I'm assuming some people on here haven't worked with this program before -- I'd be very surprised if you didn't get the payments due. Our experience with HA and HUD-funded housing programs is that they're slow but exacting and follow contracts through. We have a unit that's currently rented out to a HUD program that sub-lets to their clients, and they even paid rent while the unit was vacant because a client moved out while they found a replacement client to occupy the unit.

Keep your records in order and be sure you're submitting the paperwork to the right people, and this should get straightened out. That's not as good as not having the issue, but you only have to go through this once to learn what to do.

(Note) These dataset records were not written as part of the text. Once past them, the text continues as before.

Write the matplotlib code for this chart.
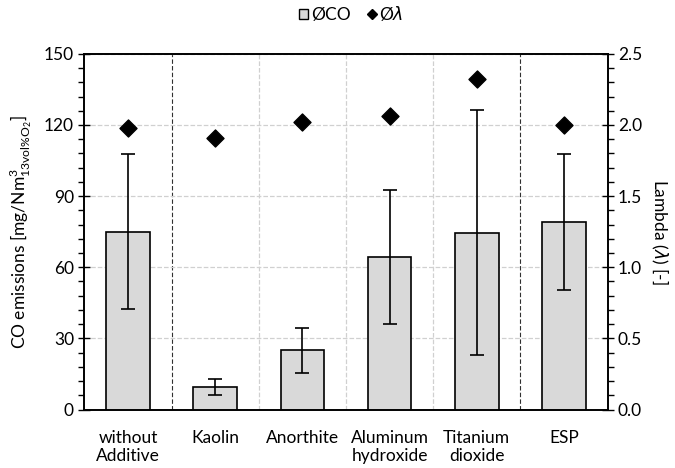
import numpy as np
import matplotlib.pyplot as plt
from matplotlib.ticker import MultipleLocator
from matplotlib.lines import Line2D
from matplotlib.patches import Patch

plt.rcParams['font.family'] = ['Lato', 'DejaVu Sans']
plt.rcParams['mathtext.fontset'] = 'dejavusans'

categories = ['without\nAdditive', 'Kaolin', 'Anorthite', 'Aluminum\nhydroxide', 'Titanium\ndioxide', 'ESP']
co_mean = [74.9, 9.4, 24.9, 64.2, 74.6, 79.1]
co_err = [32.7, 3.3, 9.6, 28.3, 51.5, 28.8]
lam_mean = [1.98, 1.91, 2.02, 2.06, 2.32, 2.00]

x = np.arange(len(categories))

fig, ax = plt.subplots(figsize=(6.75, 4.68), dpi=100)
fig.subplots_adjust(left=0.125, right=0.9, top=0.885, bottom=0.125)

ax.bar(x, co_mean, width=0.5, color='#d9d9d9', edgecolor='black', linewidth=1.2, zorder=3)
ax.errorbar(x, co_mean, yerr=co_err, fmt='none', ecolor='black', elinewidth=1.2,
            capsize=5, capthick=1.2, zorder=4)

ax.set_xlim(-0.5, len(categories) - 0.5)
ax.set_ylim(0, 150)
ax.yaxis.set_major_locator(MultipleLocator(30))
ax.yaxis.set_minor_locator(MultipleLocator(6))
ax.grid(axis='y', which='major', color='#d0d0d0', linestyle='--', linewidth=0.9, zorder=0)

# category separators
for i, b in enumerate(x[:-1] + 0.5):
    if i in (0, 4):
        ax.axvline(b, color='#303030', linestyle=(0, (4, 2)), linewidth=0.8, zorder=1)
    else:
        ax.axvline(b, color='#d0d0d0', linestyle='--', linewidth=0.9, zorder=1)

ax.set_xticks(x)
ax.set_xticklabels(categories, fontsize=12.5, linespacing=1.1)
ax.tick_params(axis='x', length=0, pad=15)
ax.tick_params(axis='y', which='major', direction='inout', length=8, labelsize=12.5, width=1)
ax.tick_params(axis='y', which='minor', direction='out', length=4, width=1)
ax.set_ylabel(r'CO emissions [mg/Nm$^{\mathregular{3}}_{\mathregular{13vol\%O_2}}$]',
              fontsize=12.5, labelpad=7)
for s in ax.spines.values():
    s.set_linewidth(1.2)

ax2 = ax.twinx()
ax2.scatter(x, lam_mean, marker='D', s=75, color='black', zorder=5)
ax2.set_ylim(0, 2.5)
ax2.yaxis.set_major_locator(MultipleLocator(0.5))
ax2.yaxis.set_minor_locator(MultipleLocator(0.1))
ax2.yaxis.set_major_formatter(plt.FormatStrFormatter('%.1f'))
ax2.tick_params(axis='y', which='major', direction='inout', length=8, labelsize=12.5, width=1)
ax2.tick_params(axis='y', which='minor', direction='out', length=4, width=1)
ax2.set_ylabel(r'Lambda ($\lambda$) [-]', rotation=270, labelpad=20, fontsize=12.5)
for s in ax2.spines.values():
    s.set_linewidth(1.2)

handles = [Patch(facecolor='#d9d9d9', edgecolor='black', linewidth=1),
           Line2D([], [], marker='D', color='black', linestyle='none', markersize=5.5)]
fig.legend(handles, ['ØCO', r'Ø$\lambda$'], loc='upper center', bbox_to_anchor=(0.52, 1.025),
           ncol=2, frameon=False, fontsize=12.5, handlelength=0.55, handleheight=0.55,
           handletextpad=0.15, columnspacing=0.95)

fig.savefig('out.png', dpi=100)
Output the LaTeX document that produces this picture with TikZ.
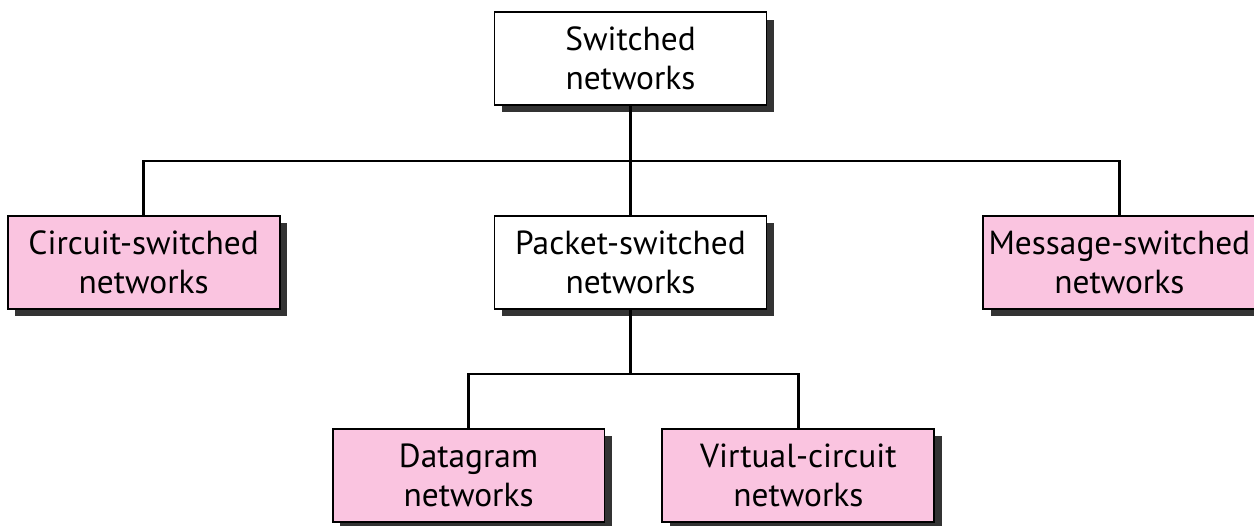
\documentclass[tikz,border=0pt]{standalone}
\usepackage{fontspec}
\setmainfont{PT Sans}
\usetikzlibrary{positioning,shadows}
\definecolor{netpink}{RGB}{250,196,224}

\begin{document}
\begin{tikzpicture}[x=0.02cm,y=-0.02cm,
    netbox/.style={draw=black,line width=1.1pt,fill=white,align=center,
      minimum width=5.44cm,minimum height=1.86cm,inner sep=0pt,
      font=\fontsize{19}{22}\selectfont,
      drop shadow={shadow xshift=0.15cm,shadow yshift=-0.15cm,fill=black!80,opacity=1}},
    leaf/.style={netbox,fill=netpink},
    link/.style={line width=1.5pt}]
      \useasboundingbox (0,0) rectangle (1254,525);
      % top level
      \node[netbox] (switched) at (630.5,58.5) {Switched\\networks};
      \node[netbox,below=2.18cm of switched] (packet) {Packet-switched\\networks};
      \node[leaf,left=4.26cm of packet] (circuit) {Circuit-switched\\networks};
      \node[leaf,right=4.3cm of packet] (message) {Message-switched\\networks};
      % second level
      \node[leaf,below=2.36cm of packet,xshift=-3.24cm] (datagram) {Datagram\\networks};
      \node[leaf,right=1.12cm of datagram] (virtual) {Virtual-circuit\\networks};

      \coordinate[below=1.1cm of switched.south] (fork);
      \coordinate[below=1.28cm of packet.south] (subfork);

      \draw[link] (switched) -- (packet);
      \draw[link] (circuit.north) |- (fork) -| (message.north);
      \draw[link] (packet) -- (subfork);
      \draw[link] (datagram.north) |- (subfork) -| (virtual.north);
    \end{tikzpicture}
\end{document}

Thank you all for your suggestions and input. I purchased the house in early summer and outside of the first payment that went to the previous landlord, I have received all subsequent Section 8 payments so all change of ownership paperwork is in order. As I mentioned before, the loss of $ is easier to deal with but what irks me the most is the behavior and lack of principles from the previous landlord but mostly the Housing Authority. The loss amounts to approx $1k and I am OK sucking it up as the cost of doing business but when it is the cost of doing business because an organization won't correct their mistake, it becomes harder to place in the bucket of "cost of doing business". I've faced many costs of doing business in my 9 years as a landlord (you name it, I've seen it), but this one has just rubbed me the wrong way to just let slide.

I reached out to top officials at HUD this morning and coincidentally, I received an email from a director at the Housing Authority that they are looking into the matter. I'll keep you posted!

Sounds like you going to fly this one down as "cost of doing business/learning experience"

Stay on the housing authority, there is absolutely no way you should right this off as a cost of doing business. Threated to pull your property out of the welfare system and see if that helps.